◆ WHAT YOU NEED TO DO ◆
Omit every picture and return the rest of the data unaltered.

<<<<

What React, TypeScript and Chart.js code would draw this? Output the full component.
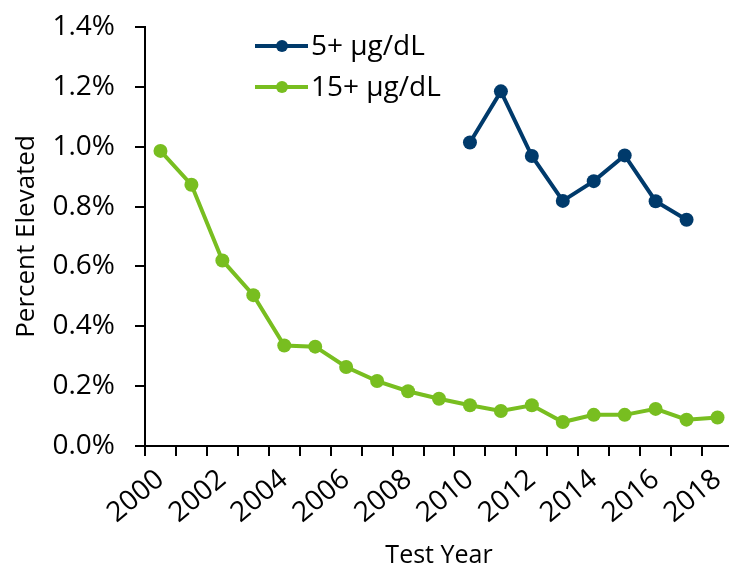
import React, { useEffect, useRef } from "react";
import { Chart, registerables } from "chart.js";

Chart.register(...registerables);

const years = [
  "2000", "2001", "2002", "2003", "2004", "2005", "2006", "2007", "2008", "2009",
  "2010", "2011", "2012", "2013", "2014", "2015", "2016", "2017", "2018",
];

const series5Label = "5+ µg/dL";
const series5 = [
  null, null, null, null, null, null, null, null, null, null,
  1.014, 1.185, 0.969, 0.819, 0.885, 0.971, 0.818, 0.756, null,
];

const series15Label = "15+ µg/dL";
const series15 = [
  0.986, 0.873, 0.62, 0.504, 0.336, 0.332, 0.264, 0.217, 0.183, 0.158,
  0.136, 0.117, 0.136, 0.08, 0.104, 0.104, 0.124, 0.088, 0.095,
];

const yMin = 0;
const yMax = 1.4;
const yStep = 0.2;

const BLUE = "#003A6B";
const GREEN = "#78BE20";
const FONT_FAMILY = "'Open Sans', sans-serif";
const TICK_SIZE = 28;
const LEGEND_SIZE = 28;

const legendPlugin = {
  id: "lineMarkerLegend",
  afterDraw(chart: any) {
    const ctx = chart.ctx;
    const area = chart.chartArea;
    const x0 = area.left + 110;
    chart.data.datasets.forEach((ds: any, i: number) => {
      const y = 46 + i * 41;
      ctx.save();
      ctx.strokeStyle = ds.borderColor;
      ctx.lineWidth = 4;
      ctx.beginPath();
      ctx.moveTo(x0, y);
      ctx.lineTo(x0 + 53, y);
      ctx.stroke();
      ctx.fillStyle = ds.pointBackgroundColor;
      ctx.beginPath();
      ctx.arc(x0 + 27, y, 6, 0, Math.PI * 2);
      ctx.fill();
      ctx.fillStyle = "#000";
      ctx.font = `${LEGEND_SIZE}px ${FONT_FAMILY}`;
      ctx.textBaseline = "middle";
      ctx.textAlign = "left";
      ctx.fillText(ds.label, x0 + 56, y + 1);
      ctx.restore();
    });
  },
};

export default function App() {
  const ref = useRef<HTMLCanvasElement | null>(null);

  useEffect(() => {
    if (!ref.current) return;
    const font = { family: FONT_FAMILY, size: TICK_SIZE };
    const xTitleFont = { family: FONT_FAMILY, size: 25, lineHeight: 1 };
    const yTitleFont = { family: FONT_FAMILY, size: 26, lineHeight: 1 };
    const chart = new Chart(ref.current, {
      type: "line",
      data: {
        labels: years,
        datasets: [
          {
            label: series5Label,
            data: series5,
            borderColor: BLUE,
            backgroundColor: BLUE,
            pointBackgroundColor: BLUE,
            pointBorderWidth: 0,
            pointRadius: 7,
            pointHoverRadius: 7,
            borderWidth: 4,
            tension: 0,
            spanGaps: false,
          },
          {
            label: series15Label,
            data: series15,
            borderColor: GREEN,
            backgroundColor: GREEN,
            pointBackgroundColor: GREEN,
            pointBorderWidth: 0,
            pointRadius: 7,
            pointHoverRadius: 7,
            borderWidth: 4,
            tension: 0,
          },
        ],
      },
      options: {
        animation: false,
        responsive: false,
        maintainAspectRatio: false,
        layout: { padding: { top: 27, right: 12, left: 0, bottom: 0 } },
        plugins: {
          legend: { display: false },
          tooltip: { enabled: false },
        },
        scales: {
          x: {
            type: "category",
            offset: true,
            grid: {
              offset: true,
              drawOnChartArea: false,
              drawTicks: true,
              tickLength: 10,
              color: "#000",
              lineWidth: 2,
            },
            border: { display: true, color: "#000", width: 2 },
            ticks: {
              autoSkip: false,
              maxRotation: 40,
              minRotation: 40,
              padding: 7,
              color: "#000",
              font,
              callback: (_v: any, i: number) => (i % 2 === 0 ? years[i] : ""),
            },
            title: {
              display: true,
              text: "Test Year",
              color: "#000",
              font: xTitleFont,
              padding: { top: 0, bottom: -3.5 },
            },
            afterFit: (s: any) => {
              s.height = 119;
              s.paddingLeft = 0;
              s.paddingRight = 0;
            },
          } as any,
          y: {
            min: yMin,
            max: yMax,
            grid: {
              drawOnChartArea: false,
              drawTicks: true,
              tickLength: 10,
              color: "#000",
              lineWidth: 2,
            },
            border: { display: true, color: "#000", width: 2 },
            ticks: {
              stepSize: yStep,
              padding: 20,
              color: "#000",
              font,
              callback: (v: any) => `${Number(v).toFixed(1)}%`,
            },
            title: {
              display: true,
              text: "Percent Elevated",
              color: "#000",
              font: yTitleFont,
              padding: { top: 14, bottom: 0 },
            },
            afterFit: (s: any) => {
              s.width = 145;
              s.paddingTop = 0;
              s.paddingBottom = 0;
            },
          } as any,
        },
      },
      plugins: [legendPlugin],
    });
    return () => chart.destroy();
  }, []);

  return (
    <div
      style={{
        position: "fixed",
        left: 0,
        top: 0,
        width: 729,
        height: 565,
        overflow: "hidden",
        background: "#fff",
      }}
    >
      <canvas ref={ref} width={745} height={565} style={{ display: "block", width: 745, height: 565 }} />
    </div>
  );
}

>>>>

◆ COMPLETED EXERCISE ◆
What React, TypeScript and Chart.js code would draw this? Output the full component.
import React, { useEffect, useRef } from "react";
import { Chart, registerables } from "chart.js";

Chart.register(...registerables);

const years = [
  "2000", "2001", "2002", "2003", "2004", "2005", "2006", "2007", "2008", "2009",
  "2010", "2011", "2012", "2013", "2014", "2015", "2016", "2017", "2018",
];

const series5Label = "5+ µg/dL";
const series5 = [
  null, null, null, null, null, null, null, null, null, null,
  1.014, 1.185, 0.969, 0.819, 0.885, 0.971, 0.818, 0.756, null,
];

const series15Label = "15+ µg/dL";
const series15 = [
  0.986, 0.873, 0.62, 0.504, 0.336, 0.332, 0.264, 0.217, 0.183, 0.158,
  0.136, 0.117, 0.136, 0.08, 0.104, 0.104, 0.124, 0.088, 0.095,
];

const yMin = 0;
const yMax = 1.4;
const yStep = 0.2;

const BLUE = "#003A6B";
const GREEN = "#78BE20";
const FONT_FAMILY = "'Open Sans', sans-serif";
const TICK_SIZE = 28;
const LEGEND_SIZE = 28;

const legendPlugin = {
  id: "lineMarkerLegend",
  afterDraw(chart: any) {
    const ctx = chart.ctx;
    const area = chart.chartArea;
    const x0 = area.left + 110;
    chart.data.datasets.forEach((ds: any, i: number) => {
      const y = 46 + i * 41;
      ctx.save();
      ctx.strokeStyle = ds.borderColor;
      ctx.lineWidth = 4;
      ctx.beginPath();
      ctx.moveTo(x0, y);
      ctx.lineTo(x0 + 53, y);
      ctx.stroke();
      ctx.fillStyle = ds.pointBackgroundColor;
      ctx.beginPath();
      ctx.arc(x0 + 27, y, 6, 0, Math.PI * 2);
      ctx.fill();
      ctx.fillStyle = "#000";
      ctx.font = `${LEGEND_SIZE}px ${FONT_FAMILY}`;
      ctx.textBaseline = "middle";
      ctx.textAlign = "left";
      ctx.fillText(ds.label, x0 + 56, y + 1);
      ctx.restore();
    });
  },
};

export default function App() {
  const ref = useRef<HTMLCanvasElement | null>(null);

  useEffect(() => {
    if (!ref.current) return;
    const font = { family: FONT_FAMILY, size: TICK_SIZE };
    const xTitleFont = { family: FONT_FAMILY, size: 25, lineHeight: 1 };
    const yTitleFont = { family: FONT_FAMILY, size: 26, lineHeight: 1 };
    const chart = new Chart(ref.current, {
      type: "line",
      data: {
        labels: years,
        datasets: [
          {
            label: series5Label,
            data: series5,
            borderColor: BLUE,
            backgroundColor: BLUE,
            pointBackgroundColor: BLUE,
            pointBorderWidth: 0,
            pointRadius: 7,
            pointHoverRadius: 7,
            borderWidth: 4,
            tension: 0,
            spanGaps: false,
          },
          {
            label: series15Label,
            data: series15,
            borderColor: GREEN,
            backgroundColor: GREEN,
            pointBackgroundColor: GREEN,
            pointBorderWidth: 0,
            pointRadius: 7,
            pointHoverRadius: 7,
            borderWidth: 4,
            tension: 0,
          },
        ],
      },
      options: {
        animation: false,
        responsive: false,
        maintainAspectRatio: false,
        layout: { padding: { top: 27, right: 12, left: 0, bottom: 0 } },
        plugins: {
          legend: { display: false },
          tooltip: { enabled: false },
        },
        scales: {
          x: {
            type: "category",
            offset: true,
            grid: {
              offset: true,
              drawOnChartArea: false,
              drawTicks: true,
              tickLength: 10,
              color: "#000",
              lineWidth: 2,
            },
            border: { display: true, color: "#000", width: 2 },
            ticks: {
              autoSkip: false,
              maxRotation: 40,
              minRotation: 40,
              padding: 7,
              color: "#000",
              font,
              callback: (_v: any, i: number) => (i % 2 === 0 ? years[i] : ""),
            },
            title: {
              display: true,
              text: "Test Year",
              color: "#000",
              font: xTitleFont,
              padding: { top: 0, bottom: -3.5 },
            },
            afterFit: (s: any) => {
              s.height = 119;
              s.paddingLeft = 0;
              s.paddingRight = 0;
            },
          } as any,
          y: {
            min: yMin,
            max: yMax,
            grid: {
              drawOnChartArea: false,
              drawTicks: true,
              tickLength: 10,
              color: "#000",
              lineWidth: 2,
            },
            border: { display: true, color: "#000", width: 2 },
            ticks: {
              stepSize: yStep,
              padding: 20,
              color: "#000",
              font,
              callback: (v: any) => `${Number(v).toFixed(1)}%`,
            },
            title: {
              display: true,
              text: "Percent Elevated",
              color: "#000",
              font: yTitleFont,
              padding: { top: 14, bottom: 0 },
            },
            afterFit: (s: any) => {
              s.width = 145;
              s.paddingTop = 0;
              s.paddingBottom = 0;
            },
          } as any,
        },
      },
      plugins: [legendPlugin],
    });
    return () => chart.destroy();
  }, []);

  return (
    <div
      style={{
        position: "fixed",
        left: 0,
        top: 0,
        width: 729,
        height: 565,
        overflow: "hidden",
        background: "#fff",
      }}
    >
      <canvas ref={ref} width={745} height={565} style={{ display: "block", width: 745, height: 565 }} />
    </div>
  );
}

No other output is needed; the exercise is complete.